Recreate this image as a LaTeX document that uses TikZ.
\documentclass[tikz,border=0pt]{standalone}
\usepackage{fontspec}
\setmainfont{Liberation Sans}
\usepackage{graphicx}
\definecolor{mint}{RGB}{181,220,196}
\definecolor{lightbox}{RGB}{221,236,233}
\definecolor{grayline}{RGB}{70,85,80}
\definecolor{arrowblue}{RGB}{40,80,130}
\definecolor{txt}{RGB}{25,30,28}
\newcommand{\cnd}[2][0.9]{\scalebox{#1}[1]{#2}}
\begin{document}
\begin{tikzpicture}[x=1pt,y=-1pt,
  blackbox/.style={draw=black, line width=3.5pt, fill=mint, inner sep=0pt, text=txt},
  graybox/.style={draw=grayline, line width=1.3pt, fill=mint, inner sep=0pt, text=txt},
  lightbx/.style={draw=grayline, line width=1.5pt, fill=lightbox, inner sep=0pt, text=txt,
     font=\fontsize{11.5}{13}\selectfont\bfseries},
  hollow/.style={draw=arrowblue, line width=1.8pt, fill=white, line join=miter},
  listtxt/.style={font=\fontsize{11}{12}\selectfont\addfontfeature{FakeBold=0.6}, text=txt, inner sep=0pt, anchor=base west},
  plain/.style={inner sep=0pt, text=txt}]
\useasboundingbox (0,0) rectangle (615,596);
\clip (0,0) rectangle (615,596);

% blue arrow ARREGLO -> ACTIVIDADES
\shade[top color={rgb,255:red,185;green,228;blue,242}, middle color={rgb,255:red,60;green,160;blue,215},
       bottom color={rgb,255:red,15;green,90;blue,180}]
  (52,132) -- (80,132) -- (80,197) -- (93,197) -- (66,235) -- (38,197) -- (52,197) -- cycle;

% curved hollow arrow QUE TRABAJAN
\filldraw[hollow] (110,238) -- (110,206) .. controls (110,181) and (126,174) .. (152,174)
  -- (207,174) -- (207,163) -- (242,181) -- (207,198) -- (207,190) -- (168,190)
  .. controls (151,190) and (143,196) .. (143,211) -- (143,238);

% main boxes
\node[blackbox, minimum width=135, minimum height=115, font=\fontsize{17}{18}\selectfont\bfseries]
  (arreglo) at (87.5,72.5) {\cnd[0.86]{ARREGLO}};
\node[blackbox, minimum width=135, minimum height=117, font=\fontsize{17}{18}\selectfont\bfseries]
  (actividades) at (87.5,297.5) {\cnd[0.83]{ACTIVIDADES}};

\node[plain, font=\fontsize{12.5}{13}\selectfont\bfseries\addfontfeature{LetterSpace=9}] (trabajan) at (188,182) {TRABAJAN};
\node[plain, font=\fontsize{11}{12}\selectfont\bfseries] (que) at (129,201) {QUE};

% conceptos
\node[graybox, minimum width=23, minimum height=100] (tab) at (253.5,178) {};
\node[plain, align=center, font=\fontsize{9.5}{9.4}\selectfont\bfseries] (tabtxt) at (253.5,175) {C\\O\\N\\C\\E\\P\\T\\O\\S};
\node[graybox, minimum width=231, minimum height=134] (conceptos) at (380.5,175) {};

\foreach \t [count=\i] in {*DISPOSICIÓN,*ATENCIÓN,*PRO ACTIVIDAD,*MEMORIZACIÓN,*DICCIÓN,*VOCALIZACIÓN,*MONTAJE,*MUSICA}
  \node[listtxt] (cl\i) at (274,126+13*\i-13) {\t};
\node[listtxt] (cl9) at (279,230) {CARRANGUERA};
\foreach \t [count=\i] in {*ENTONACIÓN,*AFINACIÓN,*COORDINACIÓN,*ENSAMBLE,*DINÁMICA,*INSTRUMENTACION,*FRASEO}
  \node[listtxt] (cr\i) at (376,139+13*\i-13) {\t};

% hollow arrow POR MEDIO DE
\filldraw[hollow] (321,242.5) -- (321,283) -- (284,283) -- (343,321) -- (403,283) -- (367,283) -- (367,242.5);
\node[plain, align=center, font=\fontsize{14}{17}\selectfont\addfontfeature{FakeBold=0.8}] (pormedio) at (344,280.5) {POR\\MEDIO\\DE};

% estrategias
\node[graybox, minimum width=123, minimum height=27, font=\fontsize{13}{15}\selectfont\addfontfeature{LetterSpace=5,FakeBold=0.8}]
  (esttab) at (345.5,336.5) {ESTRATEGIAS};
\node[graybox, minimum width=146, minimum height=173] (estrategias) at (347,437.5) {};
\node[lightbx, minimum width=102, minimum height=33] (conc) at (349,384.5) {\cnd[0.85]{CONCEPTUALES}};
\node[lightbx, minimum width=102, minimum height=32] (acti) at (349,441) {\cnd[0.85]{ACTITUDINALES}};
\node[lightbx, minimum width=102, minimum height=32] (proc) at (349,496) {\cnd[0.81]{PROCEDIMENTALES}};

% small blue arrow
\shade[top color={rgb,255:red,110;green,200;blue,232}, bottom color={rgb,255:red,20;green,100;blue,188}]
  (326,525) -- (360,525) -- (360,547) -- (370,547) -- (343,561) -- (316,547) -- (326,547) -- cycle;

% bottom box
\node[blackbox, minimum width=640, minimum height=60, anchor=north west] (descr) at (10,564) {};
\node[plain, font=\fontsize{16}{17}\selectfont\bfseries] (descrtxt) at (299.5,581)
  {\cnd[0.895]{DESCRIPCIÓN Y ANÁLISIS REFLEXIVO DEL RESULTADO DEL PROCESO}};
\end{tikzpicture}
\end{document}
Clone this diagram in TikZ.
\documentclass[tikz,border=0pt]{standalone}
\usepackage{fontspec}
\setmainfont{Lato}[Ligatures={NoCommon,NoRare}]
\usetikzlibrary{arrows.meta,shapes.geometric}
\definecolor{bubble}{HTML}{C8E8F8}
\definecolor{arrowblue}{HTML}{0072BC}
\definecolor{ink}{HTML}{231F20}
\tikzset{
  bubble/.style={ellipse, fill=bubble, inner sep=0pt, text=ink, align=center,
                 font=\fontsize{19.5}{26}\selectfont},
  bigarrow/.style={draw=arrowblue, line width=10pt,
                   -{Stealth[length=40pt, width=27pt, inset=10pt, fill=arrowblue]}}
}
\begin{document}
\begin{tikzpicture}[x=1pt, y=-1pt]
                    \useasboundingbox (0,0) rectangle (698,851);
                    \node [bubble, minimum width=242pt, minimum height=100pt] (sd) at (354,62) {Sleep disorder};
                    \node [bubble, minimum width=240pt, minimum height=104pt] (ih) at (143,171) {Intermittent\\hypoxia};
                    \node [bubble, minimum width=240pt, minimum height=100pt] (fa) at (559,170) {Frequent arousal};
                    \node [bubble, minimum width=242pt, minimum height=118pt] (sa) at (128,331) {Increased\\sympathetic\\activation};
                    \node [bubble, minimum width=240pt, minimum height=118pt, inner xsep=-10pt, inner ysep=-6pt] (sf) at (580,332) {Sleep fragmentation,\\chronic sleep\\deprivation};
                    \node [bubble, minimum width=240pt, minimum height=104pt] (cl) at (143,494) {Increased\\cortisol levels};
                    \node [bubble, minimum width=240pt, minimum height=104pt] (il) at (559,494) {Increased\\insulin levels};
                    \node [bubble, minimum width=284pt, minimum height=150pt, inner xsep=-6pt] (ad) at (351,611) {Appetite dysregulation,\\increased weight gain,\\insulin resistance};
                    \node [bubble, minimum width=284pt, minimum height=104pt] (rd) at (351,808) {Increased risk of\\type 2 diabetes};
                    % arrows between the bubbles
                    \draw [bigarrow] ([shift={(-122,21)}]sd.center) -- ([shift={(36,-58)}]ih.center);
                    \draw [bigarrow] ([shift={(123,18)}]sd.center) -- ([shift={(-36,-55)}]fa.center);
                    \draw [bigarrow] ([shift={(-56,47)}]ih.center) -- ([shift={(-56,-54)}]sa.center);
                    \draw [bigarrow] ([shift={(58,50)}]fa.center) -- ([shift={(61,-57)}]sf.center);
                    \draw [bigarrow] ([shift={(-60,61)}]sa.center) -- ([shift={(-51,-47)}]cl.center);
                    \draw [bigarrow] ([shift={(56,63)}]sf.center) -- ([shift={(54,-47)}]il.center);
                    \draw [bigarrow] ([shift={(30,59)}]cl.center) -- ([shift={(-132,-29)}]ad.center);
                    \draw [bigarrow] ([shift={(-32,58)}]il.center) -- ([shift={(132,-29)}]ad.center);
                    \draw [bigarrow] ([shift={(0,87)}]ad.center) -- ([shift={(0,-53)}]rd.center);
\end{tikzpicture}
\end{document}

WHAT THE TASK ASKS » Show every line of the records above that contains the word "this".

EXERCISE SOLUTION »
Recreate this image as a LaTeX document that uses TikZ.
Clone this diagram in TikZ.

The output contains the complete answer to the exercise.